Jesus speaks of himself in this Gospel passage as “the gate for the sheep.” Shepherds of the period would often place their own bodies across the small opening or aperture of the sheep enclosure during times of peril, risking their lives for the sake of their flock. Perhaps it is this image of the shepherd as human gate that Jesus has in mind with this metaphor; his own presence stretched out, as on a cross, bridging the disciples’ –and our own — base insecurities. “Whoever enters by me,” he assures us, “will be saved, and will come in and go out and find pasture.”

It is all too easy to lose direction — to lose our bearings and a sense of who we are and where we are going in our lives. It is all too easy, in other words, to go astray like lost sheep. But it is just then that we are most vulnerable to the “thieves and bandits” of the world, most vulnerable to the more destructive animal instincts that lurk in every human heart, our own included, but it does not make us notorious sinners. In the letter from Peter, the final line tells us we are lost sheep returned to the fold and to the shepherd and guardian of our living spirits.
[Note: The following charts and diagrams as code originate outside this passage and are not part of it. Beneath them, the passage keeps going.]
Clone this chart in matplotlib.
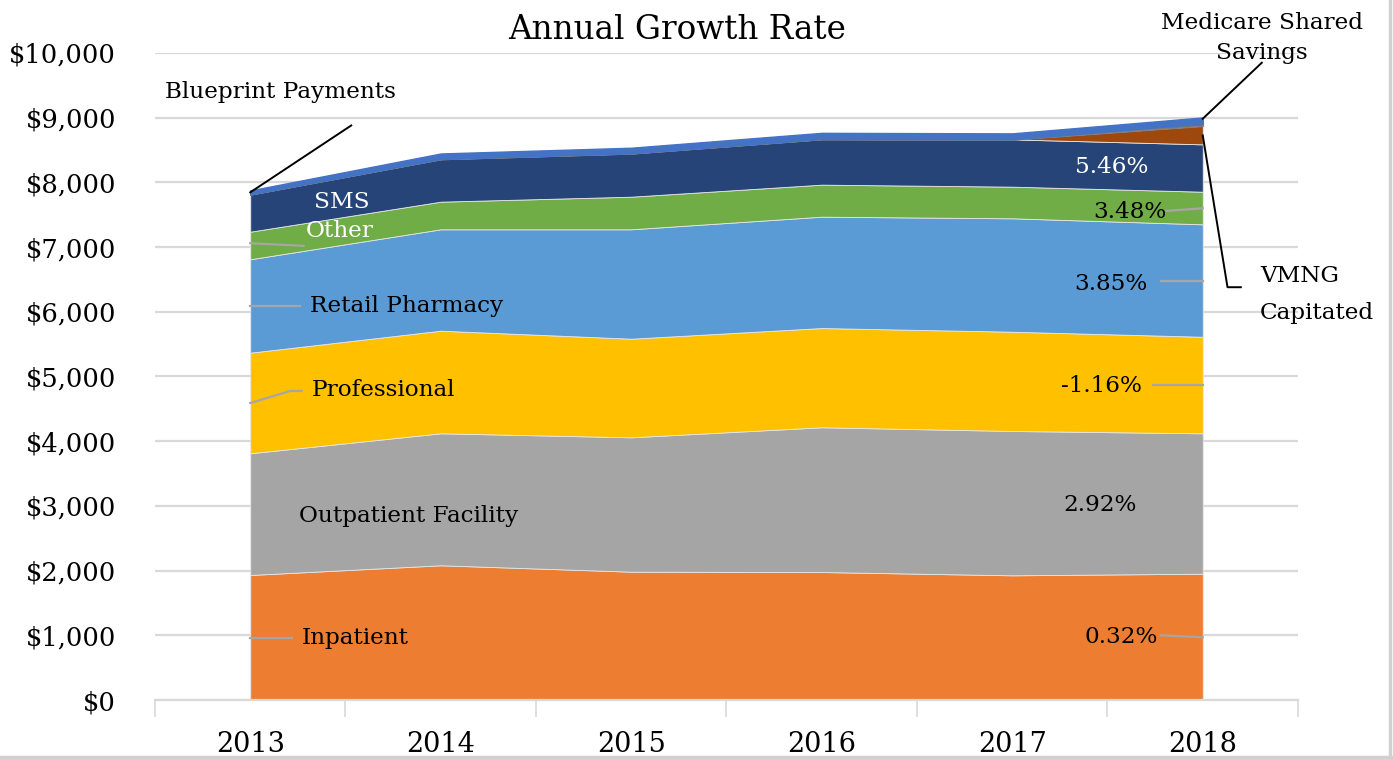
import matplotlib
matplotlib.use("Agg")
import matplotlib.pyplot as plt
from matplotlib.lines import Line2D
import numpy as np

years = ["2013", "2014", "2015", "2016", "2017", "2018"]
inpatient = [1932, 2082, 1983, 1978, 1927, 1952]
outpatient = [1881, 2040, 2077, 2237, 2231, 2170]
professional = [1555, 1586, 1524, 1534, 1534, 1492]
retail_pharmacy = [1444, 1567, 1691, 1721, 1753, 1738]
other = [426, 427, 504, 495, 489, 504]
sms = [578, 660, 671, 706, 731, 732]
vmng_capitated = [0, 0, 0, 0, 0, 288]
medicare_shared = [0, 0, 0, 0, 0, 35]
blueprint = [60, 85, 86, 95, 93, 93]

growth_labels = ["0.32%", "2.92%", "-1.16%", "3.85%", "3.48%", "5.46%"]
yticks = list(range(0, 10001, 1000))
ytick_labels = ["$" + format(v, ",") for v in yticks]

series = [inpatient, outpatient, professional, retail_pharmacy, other, sms,
          vmng_capitated, medicare_shared, blueprint]
colors = ["#ED7D31", "#A5A5A5", "#FFC000", "#5B9BD5", "#70AD47", "#264478",
          "#9E480E", "#636363", "#4472C4"]

FONT = "DejaVu Serif"
plt.rcParams["font.family"] = FONT

W, H = 1393, 759
fig = plt.figure(figsize=(W / 100, H / 100), dpi=100)
ax = fig.add_axes([155 / W, 1 - 700 / H, (1298 - 155) / W, (700 - 53) / H])

x = np.arange(len(years))
polys = ax.stackplot(x, *series, colors=colors, zorder=2)
for i, p in enumerate(polys):
    if i == 7:
        p.set_edgecolor("#7F7F7F")
        p.set_linewidth(1.2)
    elif i == 8:
        p.set_edgecolor("#4472C4")
        p.set_linewidth(1.0)
    else:
        p.set_edgecolor("#E6E6E6")
        p.set_linewidth(0.6)

ax.set_xlim(-0.5, len(years) - 0.5)
ax.set_ylim(0, 10000)
ax.set_yticks(yticks)
ax.set_yticklabels(ytick_labels, fontsize=18.5)
ax.tick_params(axis="y", length=0, pad=28)
ax.set_xticks(x)
ax.set_xticklabels(years, fontsize=19.5)
ax.tick_params(axis="x", which="major", length=0, pad=22)
ax.set_xticks(np.arange(-0.5, len(years)), minor=True)
ax.tick_params(axis="x", which="minor", length=12, width=1.2, color="#D9D9D9")
ax.grid(axis="y", color="#D9D9D9", linewidth=1.6, zorder=0)
ax.set_axisbelow(True)
for s in ["top", "right", "left"]:
    ax.spines[s].set_visible(False)
ax.spines["bottom"].set_color("#D9D9D9")
ax.spines["bottom"].set_linewidth(1.6)

fig.text(677 / W, 1 - 30 / H, "Annual Growth Rate", fontsize=23.5,
         ha="center", va="center")

cum = np.cumsum(np.array(series), axis=0)
last = len(years) - 1
gray = "#A6A6A6"
FS = 16.7

def lbl(xd, yd, text, color="black", ha="center", size=FS):
    ax.text(xd, yd, text, color=color, ha=ha, va="center", fontsize=size, zorder=5)

def seg(xs, ys, color=gray, lw=1.6):
    ax.add_line(Line2D(xs, ys, color=color, linewidth=lw, zorder=4, clip_on=False))

# Left category labels
lbl(0.55, 960, "Inpatient")
seg([0, 0.22], [960, 960])
lbl(0.83, 2850, "Outpatient Facility")
lbl(0.70, 4790, "Professional")
seg([0, 0.21, 0.27], [4590, 4776, 4776])
lbl(0.82, 6090, "Retail Pharmacy")
seg([0, 0.26], [6090, 6090])
lbl(0.47, 7250, "Other", color="white")
seg([0, 0.28], [7060, 7020])
lbl(0.48, 7700, "SMS", color="white")

# Right growth labels
lbl(4.57, 980, growth_labels[0])
seg([4.78, 5.0], [1000, 970])
lbl(4.46, 3010, growth_labels[1])
lbl(4.47, 4853, growth_labels[2])
seg([4.74, 5.0], [4870, 4870])
lbl(4.52, 6430, growth_labels[3])
seg([4.78, 5.0], [6470, 6470])
lbl(4.62, 7543, growth_labels[4])
seg([4.81, 5.0], [7560, 7600])
lbl(4.52, 8238, growth_labels[5], color="white")

# Callouts
lbl(0.16, 9390, "Blueprint Payments")
seg([0.0, 0.53], [cum[-1][0] - 30, 8880], color="black", lw=1.4)
ax.text(5.31, 10230, "Medicare Shared\nSavings", ha="center", va="center",
        fontsize=FS, linespacing=1.45, zorder=5)
seg([5.31, 5.0], [9850, cum[-1][last] - 20], color="black", lw=1.4)
ax.text(5.30, 6270, "VMNG\nCapitated", ha="left", va="center", fontsize=FS,
        linespacing=1.85, zorder=5)
seg([5.0, 5.13, 5.2], [cum[6][last] - 150, 6380, 6380], color="black", lw=1.4)

# figure border lines
fig.add_artist(Line2D([1390 / W, 1390 / W], [0, 1], color="#D0D0D0", linewidth=2.5))
fig.add_artist(Line2D([0, 1], [2 / H, 2 / H], color="#D0D0D0", linewidth=2.5))

fig.savefig("out.png", dpi=100)
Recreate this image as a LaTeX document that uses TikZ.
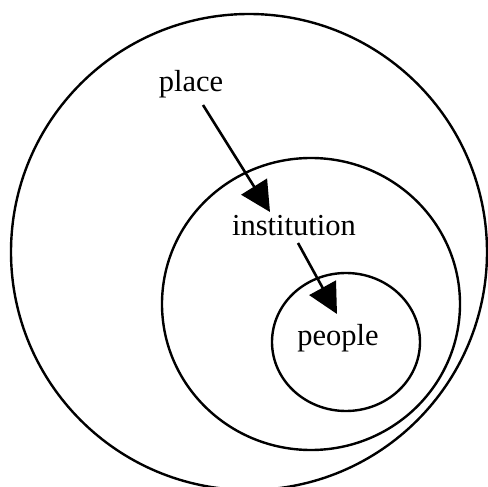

We are all fed by the God of mercy and forgiveness. The shepherd speaks to us, calls us individually by name. The Shepherd knows us, calls us by name. He leads us no matter our condition, no matter our individuality. His voice welcomes us to the family, calls us home. This Shepherd does not separate us according to colour, to language, to national origin, nor even by religious tradition. His sheep know his voice and follow him, trusting him to bring us where we belong. It is the voice we must listen to hear. Christ’s voice always brings us together with each other and with the Life of God. What unifies leads to unity with the Trinity. What divides does not. In all this we walk by faith in the Risen One. For he lives!